Adsorption studies of aqueous Pb(II) onto a sugarcane bagasse/multi-walled carbon nanotube composite

• A novel composite from sugarcane bagasse and multi-walled carbon nanotubes was synthesized.
• It was applied for the removal of Pb(II) from water.
• The adsorption capacity of the composite was improved from that of bagasse.
• This composite shows good potential for the removal of heavy metals from wastewaters.

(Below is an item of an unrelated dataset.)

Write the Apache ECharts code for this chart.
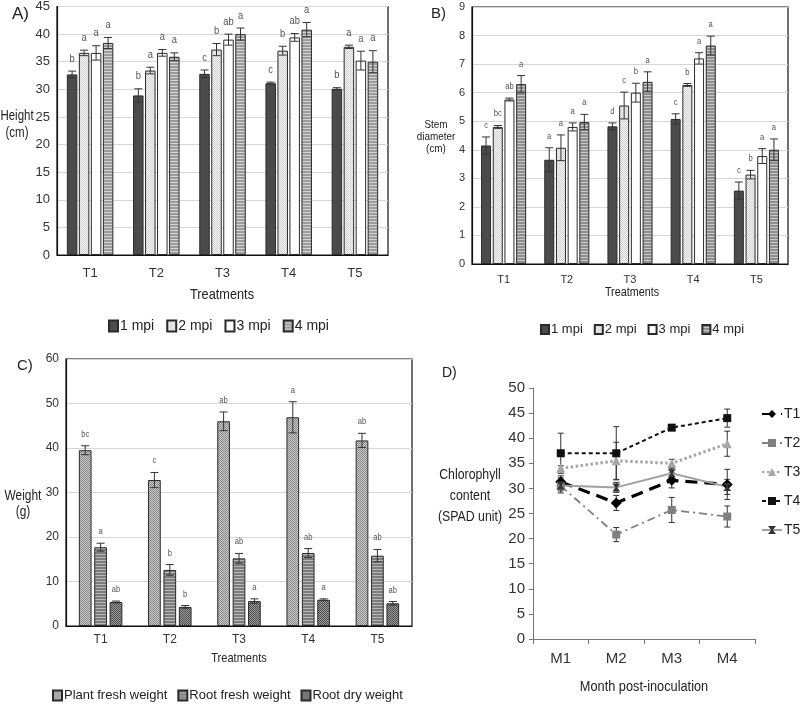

Adsorption of Pb2+ from aqueous solution onto a sugarcane bagasse/multi-walled carbon nanotube (MWCNT) composite was investigated by using a series of batch adsorption experiments and compared with the metal uptake ability of sugarcane bagasse. The efficiency of the adsorption processes was studied experimentally at various pH values, contact times, adsorbent masses, temperatures and initial Pb2+ concentrations. A pH of 4.5 was found to be the optimum pH to obtain a maximum adsorption percentage in 120 min of equilibration time. The composite showed a much enhanced adsorption capacity for Pb2+ of 56.6 mg g−1 compared with 23.8 mg g−1 for bagasse at 28 °C. The Langmuir adsorption isotherm provided the best fit to the equilibrium adsorption data. The pseudo first-order, pseudo second-order, intraparticle diffusion and Elovich kinetics models were used to analyse the rate of lead adsorption and the results show that the Elovich model is more suitable. The thermodynamic parameters of adsorption, namely ΔG°, ΔH° and ΔS°, were determined over the temperature range of 20–45 °C. The adsorption of Pb2+ onto both bagasse and the sugarcane bagasse/MWCNT composite was found to be spontaneous but for the former adsorbent it was enthalpy-driven whereas for the latter it was entropy-driven. Desorption of the lead-loaded adsorbents was fairly efficient with 0.1 mol dm−3 HCl. Overall this composite has the potential to be a good adsorbent for the removal of Pb2+ from wastewaters.